If you have read McKee's Story like I have, you will know there are two types of talent -- literary and story. It is story telling talent that is in short supply. Editors buy stories and Trish tells an exclellent one.

However, the need to control one's talent, and to prevent it burning out of control like jet engine fuel is why one learns about craft so that as a writer you don't feel like it is just dumb luck and so that your box of craft tools expands.

There is no right way to do anything.
Certain craft books appeal to certain writers at differnet times. It all depends on where your mind is at...

I read Mckee after learning that my editors had gone on a course with him. It now sits by my bedside table and I adore it, but that's me. Some people don't get much out of it.

FWIW

Trish said...

Michelle first up THANKYOU for the LOVELY compliment!!!!

I have to say the creativity burn-out is something I've stressed about this last year or so since I upped my productivity so you're absolutely right - and it's probably why I am starting to read more now... ;) I did approx four and a half books last year and am already working on my third for this year and keeping things fresh and thinking about more *complex* stories - delving that little bit deeper - does cause me more sleepless nights than it did before...

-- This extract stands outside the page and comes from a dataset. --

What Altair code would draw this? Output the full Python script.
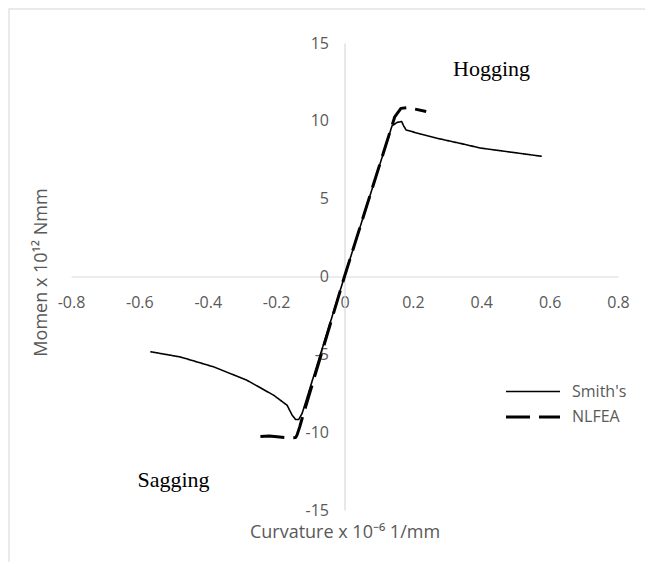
import altair as alt
import pandas as pd

# ---- data ----
SMITH_X = [-0.568, -0.48, -0.382, -0.285, -0.207, -0.168, -0.153, -0.143, -0.134, -0.124,
           0.0, 0.139, 0.154, 0.167, 0.173, 0.180, 0.222, 0.281, 0.339, 0.398, 0.49, 0.577]
SMITH_Y = [-4.83, -5.17, -5.81, -6.67, -7.63, -8.27, -8.91, -9.19, -9.19, -8.8,
           0.0, 9.68, 9.9, 9.96, 9.68, 9.42, 9.15, 8.83, 8.55, 8.25, 7.98, 7.72]

NLFEA_X = [-0.246, -0.22, -0.197, -0.163, -0.143, -0.139, -0.131, -0.124,
           0.0, 0.147, 0.165, 0.185, 0.239]
NLFEA_Y = [-10.28, -10.25, -10.3, -10.36, -10.35, -10.19, -9.66, -9.12,
           0.0, 10.26, 10.8, 10.85, 10.6]

SERIES = ["Smith's", "NLFEA"]
X_TICKS = [-0.8, -0.6, -0.4, -0.2, 0, 0.2, 0.4, 0.6, 0.8]
Y_TICKS = [-15, -10, -5, 0, 5, 10, 15]

ANNOT_TEXT = ["Hogging", "Sagging"]
ANNOT_X = [0.43, -0.50]
ANNOT_Y = [13.3, -13.1]

X_TITLE = "Curvature x 10\u207b\u2076 1/mm"
Y_TITLE = "Momen x 10\u00b9\u00b2 Nmm"

# ---- tables ----
rows = []
for i, (x, y) in enumerate(zip(SMITH_X, SMITH_Y)):
    rows.append({"series": SERIES[0], "x": x, "y": y, "i": i})
for i, (x, y) in enumerate(zip(NLFEA_X, NLFEA_Y)):
    rows.append({"series": SERIES[1], "x": x, "y": y, "i": i})
df = pd.DataFrame(rows)
ann = pd.DataFrame({"text": ANNOT_TEXT, "x": ANNOT_X, "y": ANNOT_Y})

W, H = 547, 467
GRAY = "#595959"
AXC = "#d9d9d9"
FONT = "Open Sans"
MINUS_FIX = "replace(format(datum.value, '.1~f'), '\u2212', '-')"

xscale = alt.Scale(domain=[-0.8, 0.8], nice=False, zero=False)
yscale = alt.Scale(domain=[-15, 15], nice=False, zero=False)

x_axis = alt.Axis(
    values=X_TICKS, offset=-H / 2, ticks=False, grid=False,
    domainColor=AXC, domainWidth=1.2,
    labelFont=FONT, labelFontSize=16, labelColor=GRAY, labelPadding=18,
    labelFlush=False, labelOverlap=False, labelExpr=MINUS_FIX,
    title=X_TITLE, titleX=W / 2, titleY=256, titleAlign="center",
    titleBaseline="middle", titleFont=FONT, titleFontSize=18,
    titleFontWeight="normal", titleColor=GRAY,
)
y_axis = alt.Axis(
    values=Y_TICKS, offset=-W / 2, ticks=False, grid=False,
    domainColor=AXC, domainWidth=1.2,
    labelFont=FONT, labelFontSize=16, labelColor=GRAY, labelPadding=16,
    labelFlush=False, labelOverlap=False, labelExpr=MINUS_FIX,
    title=Y_TITLE, titleX=-303, titleY=229, titleAlign="center",
    titleBaseline="middle", titleAngle=270, titleFont=FONT, titleFontSize=18,
    titleFontWeight="normal", titleColor=GRAY,
)

legend = alt.Legend(
    title=None, orient="none", legendX=447, legendY=334,
    symbolType="M-2,0H2", symbolSize=729, symbolStrokeColor="black",
    labelFont=FONT, labelFontSize=16, labelColor=GRAY,
    labelOffset=24, rowPadding=2, padding=0,
)

lines = alt.Chart(df).mark_line(color="black", strokeCap="butt", strokeJoin="round").encode(
    x=alt.X("x:Q", scale=xscale, axis=x_axis),
    y=alt.Y("y:Q", scale=yscale, axis=y_axis),
    order="i:Q",
    detail="series:N",
    strokeDash=alt.StrokeDash(
        "series:N",
        scale=alt.Scale(domain=SERIES, range=[[1, 0], [24, 9]]),
        legend=legend,
    ),
    strokeWidth=alt.StrokeWidth(
        "series:N",
        scale=alt.Scale(domain=SERIES, range=[1.6, 3.0]),
        legend=legend,
    ),
)

texts = alt.Chart(ann).mark_text(
    font="Liberation Serif", fontSize=22, color="black", align="center", baseline="middle"
).encode(
    x=alt.X("x:Q", scale=xscale, axis=x_axis),
    y=alt.Y("y:Q", scale=yscale, axis=y_axis),
    text="text:N",
)

border = alt.Chart(pd.DataFrame({"a": [0]})).mark_rect(
    fill=None, stroke="#e3e3e3", strokeWidth=1.5, clip=False
).encode(
    x=alt.value(-62), x2=alt.value(700), y=alt.value(-34), y2=alt.value(700)
)

chart = alt.layer(lines, texts, border).properties(
    width=W, height=H,
    autosize=alt.AutoSizeParams(type="none"),
    padding={"left": 63, "top": 35, "right": 27, "bottom": 52},
    background="white",
).configure_view(stroke=None)

chart.save("out.html", embed_options={"renderer": "svg", "actions": False})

I'm getting more and more drawn to the McKee book I have to say gals - Michelle if you've found it helpful could you maybe blog a little about the parts you found most pertinent and I'll link across to it for the gang? - and for me *winks again*

Mind you, if I order much more from Amazon this month I'm gonna have to cut down on a few things - like food maybe... then again... that's maybe not a bad plan...

Donna Alward said...

Better late than never jumping in...

I also read and watch tv/movies with an eye towards story and construction, and also editing...what was cut and why, how it's paced....

I have the McKee on my amazon wish list, and I love Kate's book. I'm also a "don't blind me with science" girl and mostly with craft books I read and learn and then put them aside during the actual writing so I don't over think things...well in a perfect world anyway....

Nindespin said...

Hi Trish,

Have you heard of this one?

"GMC: Goal, Motivation & Conflict... The Building Blocks of Good Fiction" by Debra Dixon. Just got it in the post today and read it cover to cover. She uses films to illustrate her points. Fab book, and eye opening!